A longer range has always been available if there is a battery in the RFID tag. However, the so-called active tags have limited life and are expensive, relatively large and with more parts to go wrong.

That has meant that UHF passive tags have had to be standardized for pallets and cases of food and other produce. Although UHF RFID works reasonably well with nothing in the way, the technology can behave very unpredictably when water or metal is nearby, Harrop stated in his report.

Improvements to UHF systems are coming along but there is also help in prospect from recent advances in the traditional high frequency and microwave systems. The advances make the technology useful at longer ranges and more suitable for traceability applications.

One development is the use of the high frequency (HF) range, which extends the range at which tags can be read, sometimes even to ten metres.HF tags are more tolerant of water and metal than those at UHF, and thus provide greater reliability.

Companies have also developed the Surface Acoustic Wave (SAW) chip to replace the silicon chips in RFID tags. SAW chips have no threshold voltage. They can sense temperature without additional sensors and they are inherently simpler to make.

SAW RFID has been around for some time, benefiting from reliability and the cost reduction that comes from the billions of non-RFID SAW chips used in mobile phones and pagers.

The unique physics of SAW ID chips solves major RFID issues. They can be reliably read at large distances and surmount the tendency of liquids and metals to block reading signals. They can also be used for full pallet reading, a vitally important RFID capability, Harrop stated.

"In many applications, SAW tag read range is sufficiently large so that passive tags can replace high-cost battery-powered active tags," he stated. "SAW-based RFID systems have the inherent ability to measure tag position, direction of travel and tag temperature, which are costly or difficult to implement with competing technologies. Furthermore, SAW tags can withstand security and safety related processes that involve elevated operating temperatures, high energy x-rays, or gamma ray sterilization as is used with some food and medical supplies."

RFSAW Global has developed a SAW tag that uses an inherently lower cost chip in combination with a smaller, less costly tag antenna. Costs are further reduced by placing key signal processing functions such as multi-tag reading in the reader unit instead of the tag.

Unlike UHF, it can operate legally worldwide today. There is no need to await regulatory clearance, whether they are being used in Europe, the US or China.

Companies such as Samsung, Thoronics and Carinthian Tech Research have recently developed SAW RFID tags able to tolerate and monitor temperatures in engineering and industrial applications.

Some of the new technology is currently being used by industry. For example Icelandic Fisheries successfully used HF for wet fish in pallets and cases because UHF did not work at the range the company needed.

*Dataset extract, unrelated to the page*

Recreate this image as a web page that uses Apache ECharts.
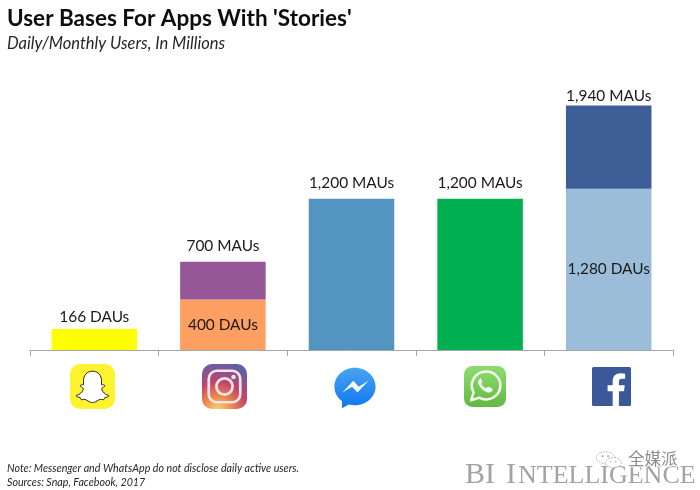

Another development is the password-protected HF tag, such as the one introduced by Texas Instruments. Password protection is being used mainly on pharmaceutical products but could apply to the food industry, Harrop stated.

Eventually, item level tagging of food in the supermarket will have to involve tags staying on after the till and not being deactivated. IDTechEx finds that 30 per cent of the potential benefits and paybacks at item level occur after the till, including better recalls, fraud reduction and providing consumer rewards.

Last year Wal-Mart, the world's largest retailer, announced it would require its top suppliers to implement RFID. In Germany, Metro has an ambitious programme to use RFID for all products to the point of sale.